2. Municipalities must be established for one year or longer before TIF projects or areas may be approved in those municipalities.
3. The act requires a cost-benefit analysis as part of the redevelopment plan which shows the economic impact on taxing jurisdictions if the project is not built and if it is built using TIF. The analysis must also include a fiscal impact study on every affected political subdivision and information indicating the financial status of the developer.
4. Municipalities or TIF commissions are required to establish procedures for obtaining competitive bids and proposals for implementation of the redevelopment projects. For minor changes to the redevelopment plan, project, or area, additional public hearings are not required.

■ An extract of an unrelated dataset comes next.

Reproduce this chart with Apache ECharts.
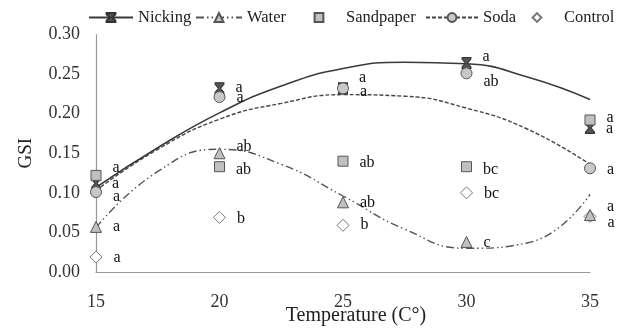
<!DOCTYPE html>
<html>
<head>
<meta charset="utf-8">
<script src="https://cdn.jsdelivr.net/npm/echarts@6/dist/echarts.min.js"></script>
<style>html,body{margin:0;padding:0;background:#fff}#c{width:623px;height:329px}</style>
</head>
<body>
<div id="c"></div>
<script>
// ---- data ----
var temps = [15, 20, 25, 30, 35];
var nicking   = [0.112, 0.232, 0.232, 0.264, 0.182];
var water     = [0.057, 0.150, 0.088, 0.038, 0.072];
var sandpaper = [0.122, 0.133, 0.140, 0.133, 0.192];
var soda      = [0.101, 0.221, 0.232, 0.251, 0.131];
var control   = [0.019, 0.069, 0.059, 0.100, 0.070];

var nickingLetters   = ['a', 'a', 'a', 'a', 'a'];
var waterLetters     = ['a', 'ab', 'ab', 'c', 'a'];
var sandpaperLetters = ['a', 'ab', 'ab', 'bc', 'a'];
var sodaLetters      = ['a', 'a', 'a', 'ab', 'a'];
var controlLetters   = ['a', 'b', 'b', 'bc', 'a'];

// trend curves
var trendX       = [15, 17.5, 20, 22.5, 25, 27.5, 30, 32.5, 35];
var nickingTrend = [0.107, 0.157, 0.201, 0.235, 0.257, 0.265, 0.263, 0.246, 0.218];
var sodaTrend    = [0.103, 0.155, 0.193, 0.213, 0.224, 0.222, 0.207, 0.180, 0.136];
var waterTrend   = [0.056, 0.127, 0.155, 0.136, 0.096, 0.054, 0.030, 0.037, 0.098];

var seriesNames = ['Nicking', 'Water', 'Sandpaper', 'Soda', 'Control'];
var yTicks = [0, 0.05, 0.10, 0.15, 0.20, 0.25, 0.30];
var xTicks = [15, 20, 25, 30, 35];

// ---- layout / style (label vertical nudges, px) ----
var dyNicking = [0, -1, -11, -6, 1];
var dyWater   = [0, -6, 0, 1, -8];
var dySand    = [-8, 3, 2, 3, -2];
var dySoda    = [5, 1, 3, 9, 2];
var dyControl = [1, 1, 0, 1, 6];
var legendLeft  = [88, 195, 297, 425, 515];
var legendWidth = [44, 46, 44, 52, 44];

var SERIF = '"Liberation Serif", "Times New Roman", serif';
var hourglass = 'path://M0,0L10,0L10,1.6L6.2,6L10,10.4L10,12L0,12L0,10.4L3.8,6L0,1.6Z';

function pts(xs, ys, letters, dys) {
  return xs.map(function (x, i) {
    var d = { value: [x, ys[i]] };
    if (letters) d.label = { formatter: letters[i], offset: [0, dys[i]] };
    return d;
  });
}
var lbl = { show: true, position: 'right', distance: 11, color: '#111', fontFamily: SERIF, fontSize: 16 };

function scatter(name, ys, letters, dys, symbol, size, fill, border, z) {
  return {
    name: name, type: 'scatter', data: pts(temps, ys, letters, dys),
    symbol: symbol, symbolSize: size, z: z,
    itemStyle: { color: fill, borderColor: border, borderWidth: 1, opacity: 1 },
    label: lbl, emphasis: { disabled: true }
  };
}
function trend(name, ys, lineType, color, width, symbol, fill, border) {
  return {
    name: name, type: 'line', data: ys ? pts(trendX, ys) : [], smooth: true, showSymbol: false,
    symbol: symbol, z: 1,
    lineStyle: ys ? { color: color, width: width, type: lineType } : { color: 'rgba(0,0,0,0)', width: 0, opacity: 0 },
    itemStyle: { color: fill, borderColor: border, borderWidth: 1 },
    emphasis: { disabled: true }
  };
}

var legends = seriesNames.map(function (n, i) {
  return {
    data: [n], left: legendLeft[i], top: 9, itemWidth: legendWidth[i], itemHeight: 11,
    textStyle: { fontFamily: SERIF, fontSize: 16.5, color: '#222' },
    selectedMode: false, padding: 0
  };
});

var chart = echarts.init(document.getElementById('c'), null, { renderer: 'canvas' });
chart.setOption({
  animation: false,
  backgroundColor: '#fff',
  grid: { left: 96, right: 33, top: 34.5, bottom: 57, containLabel: false, outerBoundsMode: 'none' },
  legend: legends,
  xAxis: {
    type: 'value', min: xTicks[0], max: xTicks[xTicks.length - 1], interval: 5,
    axisLine: { show: true, lineStyle: { color: '#999', width: 1.2 } },
    axisTick: { show: false }, splitLine: { show: false },
    axisLabel: { fontFamily: SERIF, fontSize: 18, color: '#333', margin: 21 },
    name: 'Temperature (C°)', nameLocation: 'middle', nameGap: 34, nameMoveOverlap: false,
    nameTextStyle: { fontFamily: SERIF, fontSize: 20, color: '#222', padding: [0, 0, 0, 26] }
  },
  yAxis: {
    type: 'value', min: yTicks[0], max: yTicks[yTicks.length - 1], interval: 0.05,
    axisLine: { show: true, lineStyle: { color: '#999', width: 1.2 } },
    axisTick: { show: false }, splitLine: { show: false },
    axisLabel: { fontFamily: SERIF, fontSize: 18, color: '#333', margin: 16,
      formatter: function (v) { return v.toFixed(2); } },
    name: 'GSI', nameLocation: 'middle', nameGap: 60, nameMoveOverlap: false,
    nameTextStyle: { fontFamily: SERIF, fontSize: 19, color: '#222' }
  },
  series: [
    trend('Nicking', nickingTrend, 'solid', '#3a3a3a', 1.6, hourglass, '#555', '#333'),
    trend('Water', waterTrend, [8, 3, 1.5, 3, 1.5, 3], '#555', 1.4, 'triangle', '#c0c0c0', '#555'),
    trend('Sandpaper', null, null, null, 0, 'rect', '#c0c0c0', '#555'),
    trend('Soda', sodaTrend, [4, 2], '#444', 1.4, 'circle', '#c8c8c8', '#555'),
    trend('Control', null, null, null, 0, 'diamond', '#ffffff', '#777'),
    scatter('Nicking', nicking, nickingLetters, dyNicking, hourglass, [9, 11], '#555', '#333', 3),
    scatter('Soda', soda, sodaLetters, dySoda, 'circle', 11, '#c8c8c8', '#555', 4),
    scatter('Sandpaper', sandpaper, sandpaperLetters, dySand, 'rect', 10, '#c0c0c0', '#555', 5),
    scatter('Water', water, waterLetters, dyWater, 'triangle', 11, '#c0c0c0', '#555', 5),
    scatter('Control', control, controlLetters, dyControl, 'diamond', 12, '#ffffff', '#777', 4)
  ]
});
</script>
</body>
</html>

5. The bill allows, beginning January 1, 1998, certain blighted areas of municipalities with approved plans and projects to receive appropriated amounts, from the newly created Missouri supplemental tax increment financing fund, of up to 50% of "new state revenues", defined as either 1) state sales taxes, except those which are constitutionally dedicated, School District Trust Fund taxes, sales and use taxes on motor vehicles, trailers, boats and outboard motors, and future sales taxes earmarked by law, or 2) state income tax withholding. Before the initial appropriation of new state revenues is made, municipalities must satisfy the following conditions: 1) apply to the department of economic development and the office of administration, making the election between sales tax or income tax withholding and providing tax revenue estimates, bond issue information, affidavits signed by the developers specifying that the project would not be developed "but for" the appropriation, and a cost- benefit analysis; and 2) receive a certificate of approval from the department of economic development and the office of administration. Each commission is required to report to the director of the department of economic development information relating to businesses which relocate to that district. An aggregate annual appropriation of new state revenues for super redevelopment areas is limited to fifteen million dollars. The duration for any redevelopment plan or project receiving new state revenues is limited to fifteen years, unless the department of economic development and the office of administration approve a longer term, up to a maximum of twenty-three years. Administrative costs of applications for new state revenues are to be paid by the developers of the projects.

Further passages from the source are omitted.